Shoot for two and a half pages of content: less than that and you might not seem like an advanced doctoral candidate well immersed in a project; more than that and committee members may stop reading. As you write, drop in the names of granting agencies that have supported you, or the journals that are publishing or reviewing your work. Ideally several faculty members will write letters on your behalf. If possible, at least one letter writer can come from a university other than yours. Hiring committees love reference letters on different university letterheads; it shows that you have social capital beyond your home department.
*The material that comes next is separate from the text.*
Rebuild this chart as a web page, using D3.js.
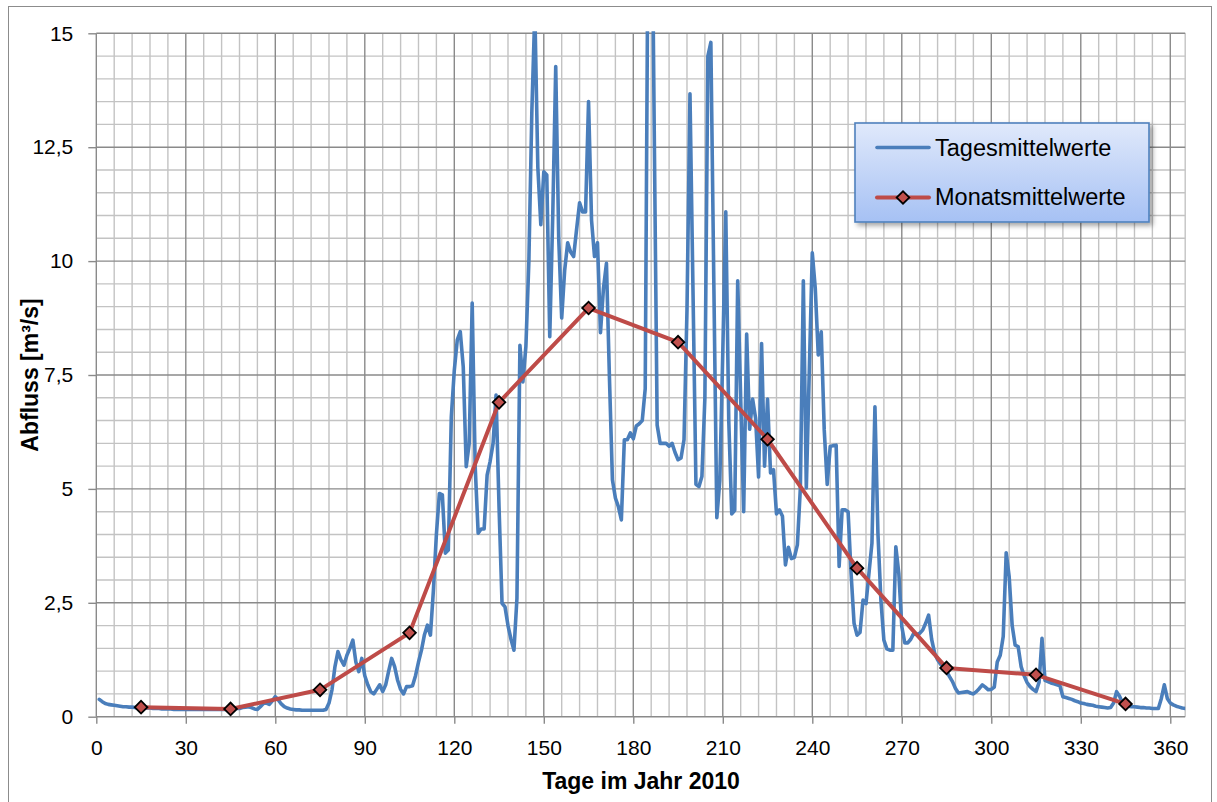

Address your letter to the person heading the search or the department head. A greeting such as “Dear Committee Members” shows you haven’t done enough research. Ask a friend proofread your document for grammar and spelling.

Finally, follow up with the department. Hiring committees do not always tell candidates whether they are on the short list. If you finish another dissertation chapter, or get an article published, a few weeks after submitting your letter, submit an update by e-mail and ask that this example be added to your file and where the committee is in the hiring process.